Directions for this task
Please write out the lines of the data exactly, beginning with the first and ending with the line containing "(9,9) -- (1140,9);"; leave the pictures behind.

Information shown
================
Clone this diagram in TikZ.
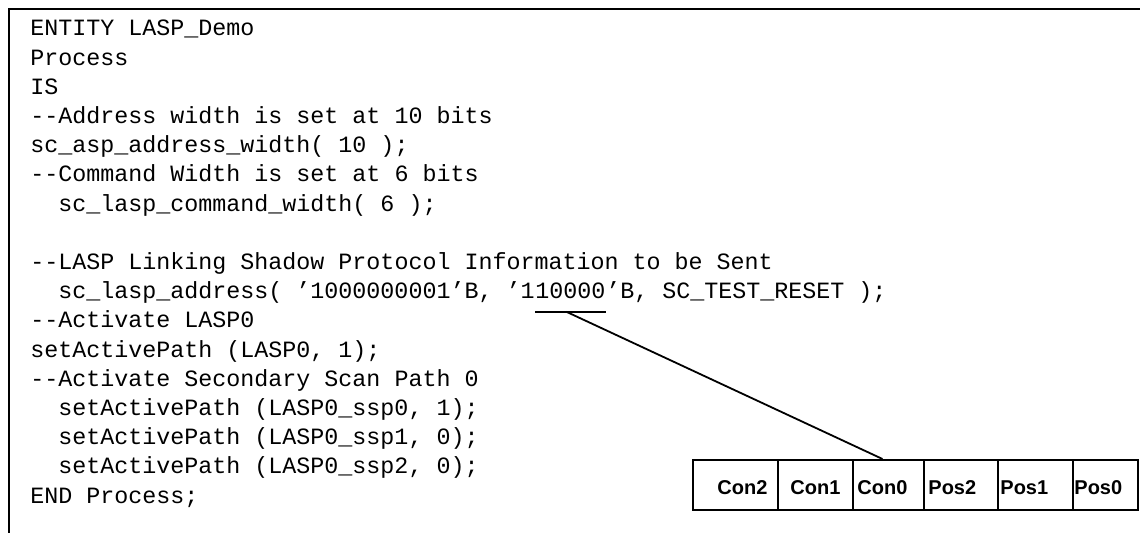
\documentclass[tikz,border=0pt]{standalone}
\usepackage{fontspec}
\setmainfont{Liberation Sans}
\setmonofont{Liberation Mono}
\usetikzlibrary{calc}

\tikzset{
	code/.style={anchor=base west, inner sep=0pt, font=\ttfamily\fontsize{11.67}{14}\selectfont},
	cell/.style={draw, line width=1pt, minimum height=25pt, inner sep=0pt},
	lbl/.style={anchor=base west, inner sep=0pt, font=\bfseries\fontsize{10}{12}\selectfont}
}

\begin{document}
\begin{tikzpicture}[x=0.5pt, y=-0.5pt]
	\useasboundingbox (0,0) rectangle (1140,533);

	% frame
	\draw[line width=1pt] (9,533) -- (9,9) -- (1140,9);

	% listing
	\node[code](l0) at (30,36) {ENTITY LASP\_Demo};
	\node[code](l1) at (30,65.2) {Process};
	\node[code](l2) at (30,94.4) {IS};
	\node[code](l3) at (30,123.6) {--Address width is set at 10 bits};
	\node[code](l4) at (30,152.8) {sc\_asp\_address\_width( 10 );};
	\node[code](l5) at (30,182) {--Command Width is set at 6 bits};
	\node[code](l6) at (58,211.2) {sc\_lasp\_command\_width( 6 );};
	\node[code](l8) at (30,269.6) {--LASP Linking Shadow Protocol Information to be Sent};
	\node[code](l9) at (58,298.8) {sc\_lasp\_address( ’1000000001’B, ’1};
	\node[code](bits) at (l9.base east) {10000};
	\node[code](l9b) at (bits.base east) {’B, SC\_TEST\_RESET );};
	\node[code](l10) at (30,328) {--Activate LASP0};
	\node[code](l11) at (30,357.2) {setActivePath (LASP0, 1);};
	\node[code](l12) at (30,386.4) {--Activate Secondary Scan Path 0};
	\node[code](l13) at (58,415.6) {setActivePath (LASP0\_ssp0, 1);};
	\node[code](l14) at (58,444.8) {setActivePath (LASP0\_ssp1, 0);};
	\node[code](l15) at (58,474) {setActivePath (LASP0\_ssp2, 0);};
	\node[code](l16) at (30,503.2) {END Process;};

	% register
	\node[cell, minimum width=42.5pt](c2) at (735.5,485) {};
	\node[cell, minimum width=37.5pt](c1) at (815.5,485) {};
	\node[cell, minimum width=35.5pt](c0) at (888.5,485) {};
	\node[cell, minimum width=37pt](p2) at (961,485) {};
	\node[cell, minimum width=37.5pt](p1) at (1035.5,485) {};
	\node[cell, minimum width=32.5pt](p0) at (1105.5,485) {};

	\node[lbl](t-c2) at (717,495) {Con2};
	\node[lbl](t-c1) at (790,495) {Con1};
	\node[lbl](t-c0) at (857,495) {Con0};
	\node[lbl](t-p2) at (928,495) {Pos2};
	\node[lbl](t-p1) at (1000,495) {Pos1};
	\node[lbl](t-p0) at (1074,495) {Pos0};

	% underline and pointer
	\draw[line width=1pt] ($(bits.base west)+(0,13)$) -- ($(bits.base east)+(0,13)$);
	\coordinate (ul) at ($(bits.base)+(-4,13)$);
	\draw[line width=0.9pt] (ul) -- ([xshift=-3pt]c0.north);
\end{tikzpicture}
\end{document}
================
Result
Clone this diagram in TikZ.
\documentclass[tikz,border=0pt]{standalone}
\usepackage{fontspec}
\setmainfont{Liberation Sans}
\setmonofont{Liberation Mono}
\usetikzlibrary{calc}

\tikzset{
	code/.style={anchor=base west, inner sep=0pt, font=\ttfamily\fontsize{11.67}{14}\selectfont},
	cell/.style={draw, line width=1pt, minimum height=25pt, inner sep=0pt},
	lbl/.style={anchor=base west, inner sep=0pt, font=\bfseries\fontsize{10}{12}\selectfont}
}

\begin{document}
\begin{tikzpicture}[x=0.5pt, y=-0.5pt]
	\useasboundingbox (0,0) rectangle (1140,533);

	% frame
	\draw[line width=1pt] (9,533) -- (9,9) -- (1140,9);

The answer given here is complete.